The 21-year-old went into the final as the second fastest qualifier, but lost all momentum after picking up an early penalty.
“It was a rocky start, I clipped gate three, so from there I just had to attack it,” Fox said.
“Fourth place, it’s so close. It’s disappointing not to be able to defend my title from last year. I really wanted to go out in the final and take some risks, and this time it didn’t pay off.
“A fourth place is hard. You’re not fifth, and you’re not third where you’re happy. Fifth place you’d be content, fourth you’re just a bit gutted.”
Australia is guaranteed a place in the K1 at next year’s Rio Olympics on the strength of Fox’s performance this weekend.
Fox is hoping to get the chance to go one better than her silver medal at London 2012, and believes the experience of the past 12 months has been character building.
“This race has been such a big learning experience, coming in here as reigning world champion and dealing with the pressure, and the pressure of qualifying a spot for the Olympics next year,” she said.
“In that sense the job is done, but I’ll be that much hungrier next year. I’m looking forward to training up, learning from this and coming back next year.”
Gold in the final went to Katerina Kudejova of the Czech Republic, who had an error-free run to post a time of 103.62.
Germany’s Ricarda Funk and Melanie Pfeifer filled the minor placings, but only one German boat will be allowed to compete in Rio.
Fox’s time of 107.27, which included a two-second penalty, was 3.65 seconds behind Kudejova, and almost three seconds slower than her error-free run in the semi-finals.

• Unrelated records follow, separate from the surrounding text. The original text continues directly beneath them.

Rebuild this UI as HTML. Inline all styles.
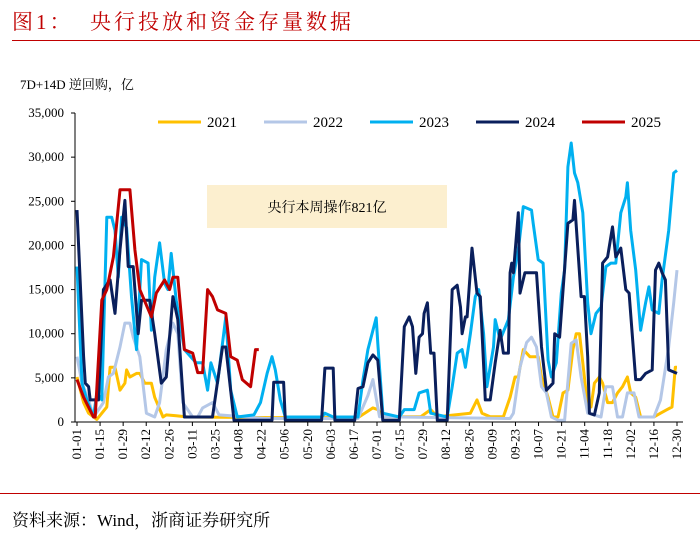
<!DOCTYPE html>
<html><head><meta charset="utf-8">
<style>
body{margin:0;background:#fff;}
#wrap{position:relative;width:700px;height:535px;overflow:hidden;font-family:"Liberation Serif","Noto Serif CJK SC",serif;}
.abs{position:absolute;}
</style></head>
<body>
<div id="wrap">
<div class="abs" style="left:12px;top:6px;font-size:21px;color:#c00000;font-family:'Liberation Serif','Noto Serif CJK SC',serif;letter-spacing:3px;">图1：&nbsp;&nbsp;央行投放和资金存量数据</div>
<div class="abs" style="left:12px;top:40px;width:688px;height:1px;background:#c00000;"></div>
<div class="abs" style="left:0;top:493px;width:700px;height:1px;background:#c00000;"></div>
<div class="abs" style="left:12px;top:506px;font-size:17px;color:#000;">资料来源：Wind，浙商证券研究所</div>
<svg class="abs" style="left:0;top:0" width="700" height="535" id="svg">
<text x="20" y="89" font-size="13" font-family="Liberation Serif, Noto Serif CJK SC, serif">7D+14D 逆回购，亿</text>
<rect x="207" y="185" width="240" height="43" fill="#fcefcf"/>
<text x="327" y="212" font-size="14" text-anchor="middle" font-family="Liberation Serif, Noto Serif CJK SC, serif">央行本周操作821亿</text>
<g id="grid"></g><g id="series"></g><g id="axes"></g><g id="legend"></g>
</svg>
</div>
<script>
const yTicks=[0,5000,10000,15000,20000,25000,30000,35000];
const xTickLabels=["01-01","01-15","01-29","02-12","02-26","03-11","03-25","04-08","04-22","05-06","05-20","06-03","06-17","07-01","07-15","07-29","08-12","08-26","09-09","09-23","10-07","10-21","11-04","11-18","12-02","12-16","12-30"];
const seriesNames=["2021","2022","2023","2024","2025"];
const seriesColors=["#ffc000","#b4c7e7","#00b0f0","#0a1f5c","#c00000"];
const days2021=[0,4,7,12,18,20,23,26,29,30,32,36,38,41,45,47,52,54,60,67,118,170,179,182,185,208,214,218,238,242,245,250,258,262,265,267,270,274,279,281,285,288,291,294,297,300,302,304,306,309,311,313,316,318,321,324,327,330,333,335,338,341,349,353,357,360,362,363];
const vals2021=[5100,2200,1000,300,1700,6200,6200,3600,4400,5900,5100,5500,5500,4400,4400,2800,570,800,700,570,500,500,1600,1400,600,600,1400,600,1000,2500,1000,600,600,2800,5100,5100,8200,7400,7400,5100,2800,570,570,3300,3600,8200,10000,10000,6700,1700,1700,4400,5100,4400,2200,2200,3300,4000,5100,3300,2800,570,570,1000,1400,1700,6200,6200];
const days2022=[0,3,7,10,16,19,22,26,29,32,34,38,42,47,50,54,58,61,64,70,73,76,82,86,114,170,176,179,183,262,264,268,272,275,278,281,284,287,291,295,299,302,305,309,317,320,324,327,330,333,337,340,349,353,358,361,363];
const vals2022=[7400,4400,2500,570,2200,5100,5500,8500,11200,11200,9600,7400,1000,570,2200,8200,11200,10000,2200,570,570,1600,2200,800,400,400,3000,4800,600,400,1000,6200,9000,9600,8500,4000,3300,570,200,200,8900,9300,5100,1000,570,4000,4000,570,570,3300,3300,570,570,2500,8500,13500,17200];
const days2023=[0,3,6,10,12,15,18,21,23,25,27,30,33,36,39,43,45,47,50,53,55,57,60,65,72,76,79,81,85,90,93,97,107,111,115,118,120,123,126,148,150,155,170,173,176,181,182,185,195,198,204,207,212,214,224,227,230,233,235,238,241,243,246,248,252,253,256,261,264,267,270,275,276,279,282,285,287,290,293,295,297,299,301,303,306,309,311,314,317,320,323,326,329,332,333,335,338,341,344,346,348,352,354,358,361,363];
const vals2023=[17600,4400,2500,570,3300,2500,23200,23200,21700,16400,23200,22000,14200,8200,18400,18000,10400,16400,20300,15700,15000,19100,13800,8200,6700,6700,3600,6700,4400,11900,3600,570,800,2200,5500,7400,5900,2500,570,570,1000,570,570,4800,8200,11800,8900,1000,570,1400,1400,3300,3600,1000,570,4000,7800,8200,6200,10000,14200,15000,10000,4000,8500,11600,9300,11600,16400,19500,24400,24000,22500,18400,18000,7000,5100,6700,14600,17200,28900,31600,28200,27100,23700,13500,10000,12300,13000,17600,18000,18000,23700,25500,27100,21700,17200,10400,13500,15300,12700,12300,16100,21700,28200,28500];
const days2024=[0,4,5,7,8,13,16,20,23,26,29,31,34,37,39,44,47,51,54,58,61,65,82,88,90,95,118,119,125,126,148,150,155,156,168,170,173,176,179,182,185,195,198,201,203,205,207,209,210,212,214,216,218,224,227,230,232,233,235,236,239,242,244,247,250,253,256,258,261,262,263,264,267,268,271,273,278,281,284,288,289,292,297,300,301,305,307,309,310,313,316,318,321,324,326,329,332,334,338,341,344,348,350,352,354,356,358,363];
const vals2024=[24000,7400,4400,4000,2500,2500,15000,16100,12300,19500,25100,17600,17600,10000,13800,13800,10000,4400,5100,14200,11600,570,570,8500,8500,200,200,4500,4500,200,200,6100,6100,200,200,3800,4000,6700,7600,7000,200,200,10800,11900,10800,5500,9600,10000,12300,13500,7800,7800,200,200,15000,15500,13000,10000,11900,11900,19700,14600,14200,2500,2500,6700,10400,7800,7800,16900,18000,16900,23700,14600,16900,16900,16900,8500,3600,4400,10000,9600,22500,22900,25100,14200,14200,7400,1000,800,3300,18000,18700,22100,18700,19700,15000,14600,4800,4800,5500,5900,17200,18000,16900,16100,5900,5500];
const days2025=[0,4,10,11,15,18,22,26,32,35,38,45,48,53,56,58,61,65,70,73,76,79,82,85,90,93,97,100,105,108,110];
const vals2025=[4800,2800,570,570,13800,15000,18700,26300,26300,19500,15000,11900,14600,16100,15000,16400,16400,8200,7800,5600,5600,15000,14200,12700,12300,7400,7000,4800,4000,8200,8200];
const allDays=[days2021,days2022,days2023,days2024,days2025];
const allVals=[vals2021,vals2022,vals2023,vals2024,vals2025];

const NS="http://www.w3.org/2000/svg";
const X0=77,X1=677,Y0=422,Y1=113,XMAX=363,YMAX=35000;
function xs(d){return X0+d*(X1-X0)/XMAX;}
function ys(v){return Y0-v*(Y0-Y1)/YMAX;}
function mk(tag,attrs,parent){const e=document.createElementNS(NS,tag);for(const k in attrs)e.setAttribute(k,attrs[k]);parent.appendChild(e);return e;}
const axes=document.getElementById('axes'),series=document.getElementById('series'),legend=document.getElementById('legend');
const font="Liberation Serif, Noto Serif CJK SC, serif";

let yl=mk('line',{x1:75,y1:Y1,x2:75,y2:Y0,stroke:'#000','stroke-width':1},axes);


let xl=mk('line',{x1:75,y1:Y0,x2:683,y2:Y0,stroke:'#000','stroke-width':1},axes);



yTicks.forEach(v=>{
  const tk=mk('line',{x1:71,y1:ys(v),x2:75,y2:ys(v),stroke:'#000'},axes);
  
  
  const t=mk('text',{x:64,y:ys(v)+4,'font-size':13,'text-anchor':'end','font-family':font},axes);
  t.textContent=v.toLocaleString('en-US');
  
  
});
xTickLabels.forEach((lab,i)=>{
  const x=xs(i*XMAX/(xTickLabels.length-1));
  const tk=mk('line',{x1:x,y1:Y0,x2:x,y2:Y0+4,stroke:'#000'},axes);
  
  
  const t=mk('text',{x:x+4,y:Y0+7,'font-size':13,'text-anchor':'end','font-family':font,transform:`rotate(-90 ${x+4} ${Y0+7})`},axes);
  t.textContent=lab;
  
  
});

allDays.forEach((ds,si)=>{
  const pts=ds.map((d,i)=>xs(d).toFixed(1)+','+ys(allVals[si][i]).toFixed(1)).join(' ');
  const p=mk('polyline',{points:pts,fill:'none',stroke:seriesColors[si],'stroke-width':3,'stroke-linejoin':'round'},series);
  
  
});

const legX=[158,264,370,476,582];
seriesNames.forEach((n,i)=>{
  const g=mk('g',{},legend);
  
  
  mk('line',{x1:legX[i],y1:122,x2:legX[i]+43,y2:122,stroke:seriesColors[i],'stroke-width':3},g);
  const t=mk('text',{x:legX[i]+49,y:127,'font-size':15,'font-family':font},g);
  t.textContent=n;
});
</script>
</body></html>
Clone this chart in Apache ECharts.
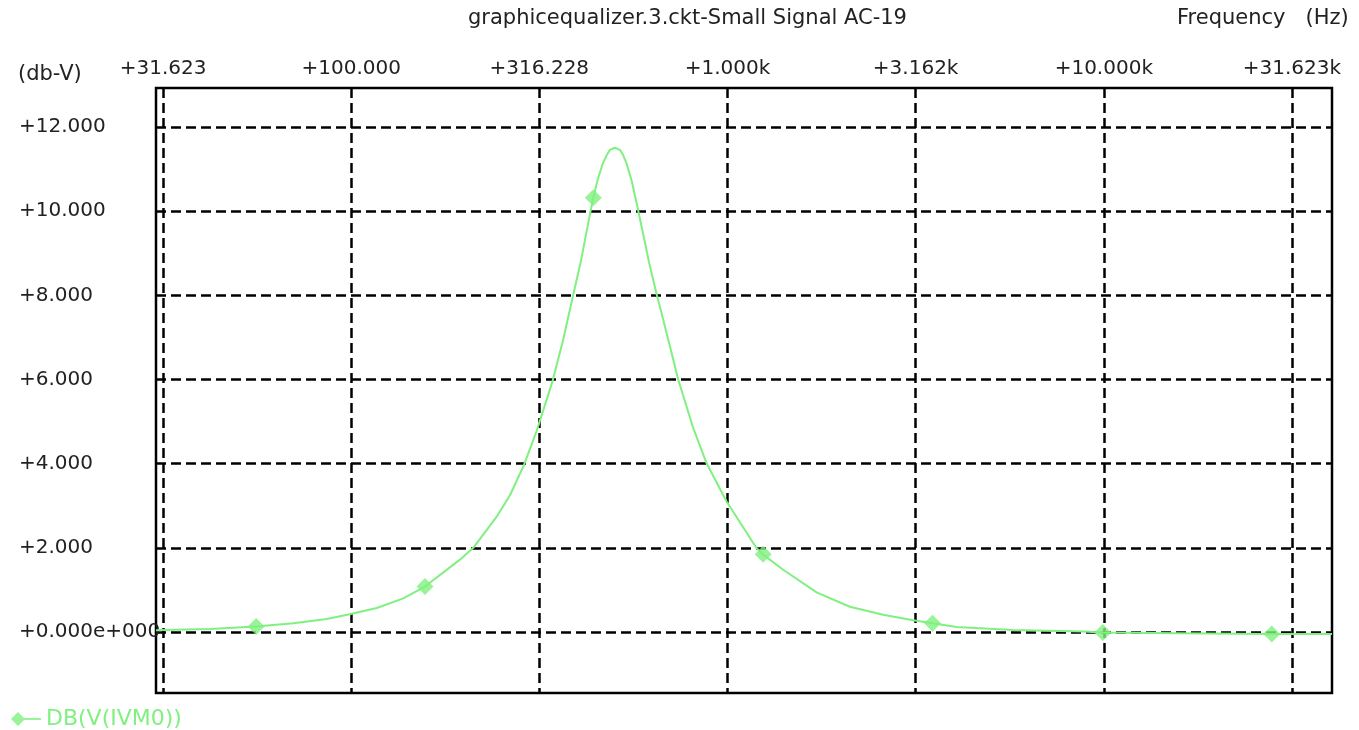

Fox will get her chance to get on the podium on Sunday when she attempts a third consecutive World title in the non-Olympic C1 event.
Fox also featured in the women’s K1 teams final overnight alongside fellow NSWIS pair Rosalyn Lawrence and Alison Borrows.
The Australian trio produced a clean run of 139.14 to finish 11.81 seconds behind the Czech Republic who won the gold ahead of Great Britain and France.